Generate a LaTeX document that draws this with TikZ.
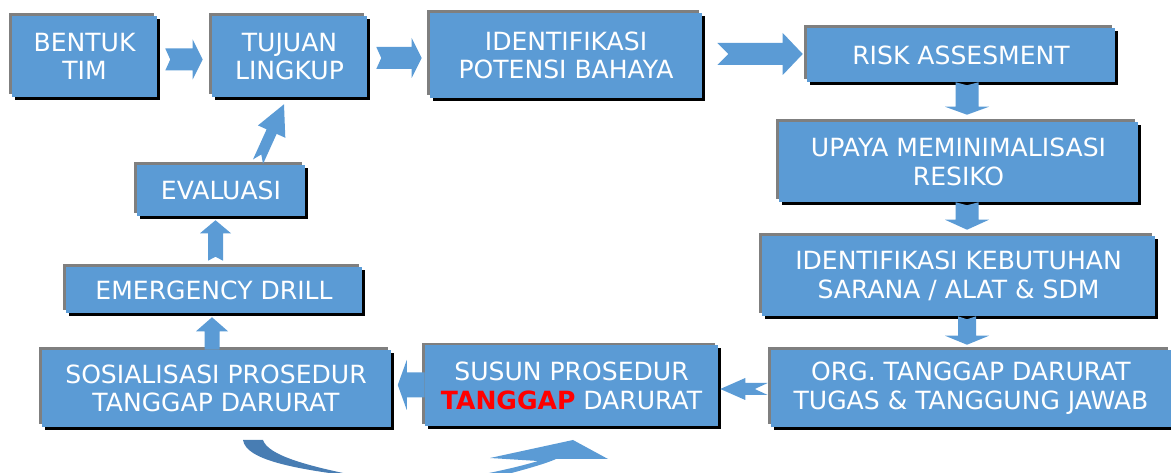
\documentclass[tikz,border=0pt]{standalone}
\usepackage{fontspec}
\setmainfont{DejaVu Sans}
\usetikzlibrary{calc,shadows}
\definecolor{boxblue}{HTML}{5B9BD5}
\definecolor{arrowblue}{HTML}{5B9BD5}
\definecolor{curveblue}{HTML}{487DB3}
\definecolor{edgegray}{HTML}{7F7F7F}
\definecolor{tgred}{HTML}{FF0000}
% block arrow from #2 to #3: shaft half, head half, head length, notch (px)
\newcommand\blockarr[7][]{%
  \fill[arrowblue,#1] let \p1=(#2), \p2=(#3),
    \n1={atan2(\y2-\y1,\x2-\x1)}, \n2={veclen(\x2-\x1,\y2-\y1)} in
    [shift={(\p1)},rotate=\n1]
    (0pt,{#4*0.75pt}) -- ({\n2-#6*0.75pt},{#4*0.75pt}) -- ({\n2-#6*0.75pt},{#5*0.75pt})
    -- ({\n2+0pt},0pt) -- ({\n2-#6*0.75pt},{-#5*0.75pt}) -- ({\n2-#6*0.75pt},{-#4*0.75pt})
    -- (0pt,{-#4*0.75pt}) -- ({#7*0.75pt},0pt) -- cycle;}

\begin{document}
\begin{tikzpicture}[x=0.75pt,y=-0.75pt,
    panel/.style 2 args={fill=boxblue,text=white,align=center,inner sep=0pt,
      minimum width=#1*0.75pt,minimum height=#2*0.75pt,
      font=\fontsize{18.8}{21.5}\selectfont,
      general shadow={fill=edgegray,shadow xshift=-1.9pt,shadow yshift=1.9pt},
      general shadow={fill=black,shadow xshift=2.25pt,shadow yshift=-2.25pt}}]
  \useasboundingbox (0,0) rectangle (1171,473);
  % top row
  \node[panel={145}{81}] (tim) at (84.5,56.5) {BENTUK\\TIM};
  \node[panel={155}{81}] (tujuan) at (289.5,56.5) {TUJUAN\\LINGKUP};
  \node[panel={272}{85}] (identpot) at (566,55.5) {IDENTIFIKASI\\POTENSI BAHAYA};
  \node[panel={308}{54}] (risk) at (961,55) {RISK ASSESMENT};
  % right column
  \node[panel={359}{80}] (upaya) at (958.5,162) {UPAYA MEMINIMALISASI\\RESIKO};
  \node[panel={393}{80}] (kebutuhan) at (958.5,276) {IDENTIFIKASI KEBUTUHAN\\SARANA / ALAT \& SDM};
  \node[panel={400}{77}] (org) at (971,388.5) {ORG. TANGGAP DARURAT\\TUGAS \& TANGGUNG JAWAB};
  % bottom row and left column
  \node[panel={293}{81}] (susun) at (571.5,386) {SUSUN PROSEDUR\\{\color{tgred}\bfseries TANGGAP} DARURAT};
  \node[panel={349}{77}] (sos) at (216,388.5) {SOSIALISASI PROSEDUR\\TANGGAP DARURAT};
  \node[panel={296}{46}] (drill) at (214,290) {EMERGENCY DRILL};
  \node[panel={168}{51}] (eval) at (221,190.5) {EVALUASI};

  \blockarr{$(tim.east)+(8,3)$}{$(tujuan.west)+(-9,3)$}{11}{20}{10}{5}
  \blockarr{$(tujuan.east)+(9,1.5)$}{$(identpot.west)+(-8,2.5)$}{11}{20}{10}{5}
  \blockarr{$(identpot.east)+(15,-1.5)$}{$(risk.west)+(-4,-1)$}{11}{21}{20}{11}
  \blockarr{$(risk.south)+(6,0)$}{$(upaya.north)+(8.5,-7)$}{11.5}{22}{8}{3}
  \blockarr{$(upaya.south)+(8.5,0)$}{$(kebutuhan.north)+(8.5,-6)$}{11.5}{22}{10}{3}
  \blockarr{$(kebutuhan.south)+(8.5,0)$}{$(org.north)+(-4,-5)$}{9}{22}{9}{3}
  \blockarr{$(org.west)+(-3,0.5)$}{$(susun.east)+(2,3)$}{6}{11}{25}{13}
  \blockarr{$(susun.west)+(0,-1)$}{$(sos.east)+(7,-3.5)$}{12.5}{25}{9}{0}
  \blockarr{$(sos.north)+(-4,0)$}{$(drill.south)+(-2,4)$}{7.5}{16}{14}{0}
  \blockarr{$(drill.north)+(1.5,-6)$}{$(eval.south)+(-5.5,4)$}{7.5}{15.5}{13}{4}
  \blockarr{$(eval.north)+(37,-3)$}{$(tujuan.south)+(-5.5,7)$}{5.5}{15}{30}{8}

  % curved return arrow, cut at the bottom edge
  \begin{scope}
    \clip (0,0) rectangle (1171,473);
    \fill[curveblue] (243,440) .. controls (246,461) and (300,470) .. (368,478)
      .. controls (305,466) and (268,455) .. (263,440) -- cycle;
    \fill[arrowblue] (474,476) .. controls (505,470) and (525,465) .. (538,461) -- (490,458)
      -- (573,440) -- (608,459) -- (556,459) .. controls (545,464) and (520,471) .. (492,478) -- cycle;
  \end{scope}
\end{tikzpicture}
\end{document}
....................
TO BE DONE: Print out the lines exactly, skipping any picture.

SOLUTION:
Generate a LaTeX document that draws this with TikZ.
\documentclass[tikz,border=0pt]{standalone}
\usepackage{fontspec}
\setmainfont{DejaVu Sans}
\usetikzlibrary{calc,shadows}
\definecolor{boxblue}{HTML}{5B9BD5}
\definecolor{arrowblue}{HTML}{5B9BD5}
\definecolor{curveblue}{HTML}{487DB3}
\definecolor{edgegray}{HTML}{7F7F7F}
\definecolor{tgred}{HTML}{FF0000}
% block arrow from #2 to #3: shaft half, head half, head length, notch (px)
\newcommand\blockarr[7][]{%
  \fill[arrowblue,#1] let \p1=(#2), \p2=(#3),
    \n1={atan2(\y2-\y1,\x2-\x1)}, \n2={veclen(\x2-\x1,\y2-\y1)} in
    [shift={(\p1)},rotate=\n1]
    (0pt,{#4*0.75pt}) -- ({\n2-#6*0.75pt},{#4*0.75pt}) -- ({\n2-#6*0.75pt},{#5*0.75pt})
    -- ({\n2+0pt},0pt) -- ({\n2-#6*0.75pt},{-#5*0.75pt}) -- ({\n2-#6*0.75pt},{-#4*0.75pt})
    -- (0pt,{-#4*0.75pt}) -- ({#7*0.75pt},0pt) -- cycle;}

\begin{document}
\begin{tikzpicture}[x=0.75pt,y=-0.75pt,
    panel/.style 2 args={fill=boxblue,text=white,align=center,inner sep=0pt,
      minimum width=#1*0.75pt,minimum height=#2*0.75pt,
      font=\fontsize{18.8}{21.5}\selectfont,
      general shadow={fill=edgegray,shadow xshift=-1.9pt,shadow yshift=1.9pt},
      general shadow={fill=black,shadow xshift=2.25pt,shadow yshift=-2.25pt}}]
  \useasboundingbox (0,0) rectangle (1171,473);
  % top row
  \node[panel={145}{81}] (tim) at (84.5,56.5) {BENTUK\\TIM};
  \node[panel={155}{81}] (tujuan) at (289.5,56.5) {TUJUAN\\LINGKUP};
  \node[panel={272}{85}] (identpot) at (566,55.5) {IDENTIFIKASI\\POTENSI BAHAYA};
  \node[panel={308}{54}] (risk) at (961,55) {RISK ASSESMENT};
  % right column
  \node[panel={359}{80}] (upaya) at (958.5,162) {UPAYA MEMINIMALISASI\\RESIKO};
  \node[panel={393}{80}] (kebutuhan) at (958.5,276) {IDENTIFIKASI KEBUTUHAN\\SARANA / ALAT \& SDM};
  \node[panel={400}{77}] (org) at (971,388.5) {ORG. TANGGAP DARURAT\\TUGAS \& TANGGUNG JAWAB};
  % bottom row and left column
  \node[panel={293}{81}] (susun) at (571.5,386) {SUSUN PROSEDUR\\{\color{tgred}\bfseries TANGGAP} DARURAT};
  \node[panel={349}{77}] (sos) at (216,388.5) {SOSIALISASI PROSEDUR\\TANGGAP DARURAT};
  \node[panel={296}{46}] (drill) at (214,290) {EMERGENCY DRILL};
  \node[panel={168}{51}] (eval) at (221,190.5) {EVALUASI};

  \blockarr{$(tim.east)+(8,3)$}{$(tujuan.west)+(-9,3)$}{11}{20}{10}{5}
  \blockarr{$(tujuan.east)+(9,1.5)$}{$(identpot.west)+(-8,2.5)$}{11}{20}{10}{5}
  \blockarr{$(identpot.east)+(15,-1.5)$}{$(risk.west)+(-4,-1)$}{11}{21}{20}{11}
  \blockarr{$(risk.south)+(6,0)$}{$(upaya.north)+(8.5,-7)$}{11.5}{22}{8}{3}
  \blockarr{$(upaya.south)+(8.5,0)$}{$(kebutuhan.north)+(8.5,-6)$}{11.5}{22}{10}{3}
  \blockarr{$(kebutuhan.south)+(8.5,0)$}{$(org.north)+(-4,-5)$}{9}{22}{9}{3}
  \blockarr{$(org.west)+(-3,0.5)$}{$(susun.east)+(2,3)$}{6}{11}{25}{13}
  \blockarr{$(susun.west)+(0,-1)$}{$(sos.east)+(7,-3.5)$}{12.5}{25}{9}{0}
  \blockarr{$(sos.north)+(-4,0)$}{$(drill.south)+(-2,4)$}{7.5}{16}{14}{0}
  \blockarr{$(drill.north)+(1.5,-6)$}{$(eval.south)+(-5.5,4)$}{7.5}{15.5}{13}{4}
  \blockarr{$(eval.north)+(37,-3)$}{$(tujuan.south)+(-5.5,7)$}{5.5}{15}{30}{8}

  % curved return arrow, cut at the bottom edge
  \begin{scope}
    \clip (0,0) rectangle (1171,473);
    \fill[curveblue] (243,440) .. controls (246,461) and (300,470) .. (368,478)
      .. controls (305,466) and (268,455) .. (263,440) -- cycle;
    \fill[arrowblue] (474,476) .. controls (505,470) and (525,465) .. (538,461) -- (490,458)
      -- (573,440) -- (608,459) -- (556,459) .. controls (545,464) and (520,471) .. (492,478) -- cycle;
  \end{scope}
\end{tikzpicture}
\end{document}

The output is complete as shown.